Los relatos documentan de alguna manera lo que se oculta en los textos históricos o científicos, ni qué hablar de los legales: la carga alucinante, demente, de todo pensamiento, de todo habla que modela el mundo. Como si se suprimieran las operaciones de censura y tachado, implícitas en los otros discursos, para que se acceda a frases como ésta: “Los viejos y los jóvenes son buenos. Los medianos, no”. Seguirle la corriente al pensamiento, aun al más arbitrario, dejarse llevar por las preguntas, las hipótesis, las supersticiones (“las lagartijas coloradas traen fiebre y el dolor de muelas”), las interpretaciones radicalmente personales, de la política (Atilio se hace radical de una vez “hasta la muerte”) y de la fe religiosa (parecen existir tantas religiones como personajes creyentes hay: “Fuimos con Joseph a una iglesia”, señala Uto en “Memorias de un pigmeo”, “donde todos están en silencio pero cada uno hace lo que quiere”). Uhart puede utilizar a una niña o a un pigmeo para ver ese pensamiento en acción. Puesta de manifiesto sobre todo en las novelas, la “locura” de quienes ascendieron socialmente, esos gringos que “siempre estaban moviéndose al pedo” o la de los apologistas de la modernización, del progreso, de la civilización, que le imprime semejante torsión a la materia –Uhart señala la relación en sentido inverso en una entrevista reciente: “Ascensos sociales rápidos que “produjeron locos”–, no es ajena a quienes ocuparon los lugares del disciplinamiento social (el cura, los maestros, profesores y directores de escuela).
Cada vez que la tensión, la ambivalencia, la ambigüedad son señaladas en la superficie textual, la sustancia precipitante y precipitada del habla y del pensamiento se muestra en proceso, como si el relato se entregara a “una manía de mirar las cosas crudas”, como se queja una madre ante su hija, “antes de que se hagan”.  Un vaivén permanente entre el texto y el pretexto: en la literatura como en la vida.
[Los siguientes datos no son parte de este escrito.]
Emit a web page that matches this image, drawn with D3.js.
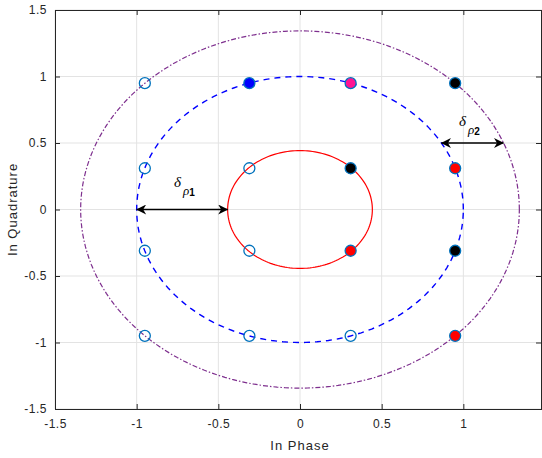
<!DOCTYPE html>
<html><head><meta charset="utf-8">
<script src="https://cdn.jsdelivr.net/npm/d3@7"></script>
<style>body{margin:0;background:#fff}svg{display:block;font-family:Helvetica,Arial,"Liberation Sans",sans-serif}</style>
</head><body>
<svg id="c" width="542" height="458"></svg>
<script>
const xTicks = [-1.5,-1,-0.5,0,0.5,1,1.5];
const yTicks = [-1.5,-1,-0.5,0,0.5,1,1.5];
const xTickLabels = ["-1.5","-1","-0.5","0","0.5","1",""];
const yTickLabels = ["-1.5","-1","-0.5","0","0.5","1","1.5"];
const pointsI = [-0.95,-0.95,-0.95,-0.95,-0.31,-0.31,-0.31,0.31, -0.31,0.31,0.95,0.31,0.31,0.95,0.95,0.95];
const pointsQ = [0.95,0.31,-0.31,-0.95,0.31,-0.31,-0.95,-0.95, 0.95,0.95,0.95,0.31,-0.31,0.31,-0.31,-0.95];
const pointFill = ["none","none","none","none","none","none","none","none","#0000ff","#ff1493","#000000","#000000","#ff0000","#ff0000","#000000","#ff0000"];
const ringRadii = [0.443, 1.0, 1.343];
const ringNames = ["inner","middle","outer"];
const arrow1 = {x0:-1.0, x1:-0.443, y:0};
const arrow2 = {x0:0.866, x1:1.246, y:0.5};

const svg = d3.select("#c");
const L=55, R=545, T=10, B=409;
const x = d3.scaleLinear().domain([-1.5,1.5]).range([L,R]);
const y = d3.scaleLinear().domain([-1.5,1.5]).range([B,T]);

// grid
svg.append("g").selectAll("line").data(xTicks).join("line")
  .attr("x1",d=>x(d)).attr("x2",d=>x(d)).attr("y1",T).attr("y2",B)
  .attr("stroke","#e3e3e3").attr("stroke-width",1);
svg.append("g").selectAll("line").data(yTicks).join("line")
  .attr("y1",d=>y(d)).attr("y2",d=>y(d)).attr("x1",L).attr("x2",R)
  .attr("stroke","#e3e3e3").attr("stroke-width",1);

// rings
const ang = d3.range(0, 361, 2).map(a=>a*Math.PI/180);
const ringStyle = [
  {stroke:"#ff0000", dash:null, w:1.2},
  {stroke:"#0000ff", dash:"6,5", w:1.4},
  {stroke:"#7e2f8e", dash:"5,2,1.5,2", w:1.2}
];
ringRadii.forEach((r,i)=>{
  const line = d3.line().x(a=>x(r*Math.cos(a))).y(a=>y(r*Math.sin(a)));
  svg.append("path").attr("d",line(ang)).attr("fill","none")
    .attr("stroke",ringStyle[i].stroke).attr("stroke-width",ringStyle[i].w)
    .attr("stroke-dasharray",ringStyle[i].dash);
});

// axes
const ax = d3.axisBottom(x).tickValues(xTicks).tickSize(-5).tickFormat((d,i)=>xTickLabels[i]).tickPadding(10);
const gx = svg.append("g").attr("transform",`translate(0,${B})`).call(ax);
const axT = d3.axisTop(x).tickValues(xTicks).tickSize(-5).tickFormat("");
svg.append("g").attr("transform",`translate(0,${T})`).call(axT);
const ay = d3.axisLeft(y).tickValues(yTicks).tickSize(-5).tickFormat((d,i)=>yTickLabels[i]).tickPadding(8);
svg.append("g").attr("transform",`translate(${L},0)`).call(ay);
const ayR = d3.axisRight(y).tickValues(yTicks).tickSize(-5).tickFormat("");
svg.append("g").attr("transform",`translate(${R-4},0)`).call(ayR);
svg.selectAll(".domain").attr("stroke","#262626").attr("stroke-width",1);
svg.selectAll(".tick line").attr("stroke","#262626");
svg.selectAll(".tick text").attr("fill","#262626").style("font-size","12px").style("letter-spacing","0.5px")
  .style("font-family","Helvetica,Arial,'Liberation Sans',sans-serif");

// arrows
const defs = svg.append("defs");
defs.append("marker").attr("id","ah").attr("viewBox","0 0 10 10").attr("refX",9.5).attr("refY",5)
  .attr("markerWidth",12).attr("markerHeight",10).attr("markerUnits","userSpaceOnUse").attr("orient","auto-start-reverse")
  .append("path").attr("d","M0,0 L10,5 L0,10 L3,5 Z").attr("fill","#000");
[arrow1,arrow2].forEach(a=>{
  svg.append("line").attr("x1",x(a.x0)).attr("x2",x(a.x1)).attr("y1",y(a.y)).attr("y2",y(a.y))
    .attr("stroke","#000").attr("stroke-width",1.3)
    .attr("marker-start","url(#ah)").attr("marker-end","url(#ah)");
});
function deltaLabel(px,py,sub){
  const t = svg.append("text").attr("x",px).attr("y",py).attr("font-family","'Times New Roman','Liberation Serif',serif")
    .attr("font-size","15px").attr("fill","#000");
  t.append("tspan").attr("font-style","italic").text("δ");
  t.append("tspan").attr("dx",2).attr("dy",8).attr("font-style","italic").attr("font-size","13px").text("ρ");
  t.append("tspan").attr("dy",1).attr("font-size","10px").attr("font-weight","bold").attr("font-family","Helvetica,Arial,sans-serif").text(sub);
}
deltaLabel(174,187,"1");
deltaLabel(459,126,"2");

// points
const pts = pointsI.map((v,i)=>({i:v,q:pointsQ[i],f:pointFill[i]}));
svg.append("g").selectAll("circle").data(pts).join("circle")
  .attr("cx",d=>x(d.i)).attr("cy",d=>y(d.q)).attr("r",5.5)
  .attr("fill",d=>d.f==="none"?"none":d.f).attr("stroke","#0072bd").attr("stroke-width",1.3);

// axis labels
svg.append("text").attr("x",x(0)).attr("y",450).attr("text-anchor","middle")
  .style("font-size","13px").style("letter-spacing","1px").attr("fill","#262626").text("In Phase");
svg.append("text").attr("transform",`translate(17,${y(0)}) rotate(-90)`).attr("text-anchor","middle")
  .style("font-size","13px").style("letter-spacing","1px").attr("fill","#262626").text("In Quadrature");
</script>
</body></html>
En lo que se dice está gravitando siempre lo que no se dice, y viceversa. Es lo que aprende a los tropiezos y en carne viva un pigmeo en pleno proceso civilizatorio (“yo había aprendido ya el arte de hablar de una cosa y pensar en otra y el de hablar sin decir nada que me importara”), en el que resuenan irónicamente las palabras “cultura e identidad”, de boca del “amarretismo nórdico” de la madre Ana. La directora, la maestra, la niña (“no tanto sí, me dije, que aquella vez no me la dejaste llevar”), piensan una cosa, pero dicen otra. Callan, bajo el peso de los hechos o de palabras que siguen resonando en el ambiente: “me río porque yo solo me entiendo”, es una frase común que grafica las aristas irrisorias de ese desencuentro.
En el “tembladeral” sobre el que parecen estar asentados los personajes, en esa falta de acuerdo entre los pies y la cabeza, las verdades de la fe y las verdades de la razón, lo extraordinario y lo razonable, el ser y el deber ser, destella la presencia o la ausencia del empeño, el entusiasmo luminoso: “Hay luz. Ahora ya hay luz”, dice Pipotto desde la cama; “la luz de un nuevo día”, desea para sí y para su amiga la esperanzada doña Herminia. Ese “arre, hermosa vida”, que no se comprende sino parcialmente y con retraso, que no explican ni logran reducir nunca las cristalizaciones de un idioma, ni sus ideologías, y empujan las historias de los hombres hacia adelante, aun las de los más mediocres como el Franco de “El ser humano está radicalmente solo”. Algo de ese magma oscuro y luminoso está siempre bullendo y modelando las narraciones fascinantes de Uhart.


Publicado en BazarAmericano.com, en diciembre de 2010.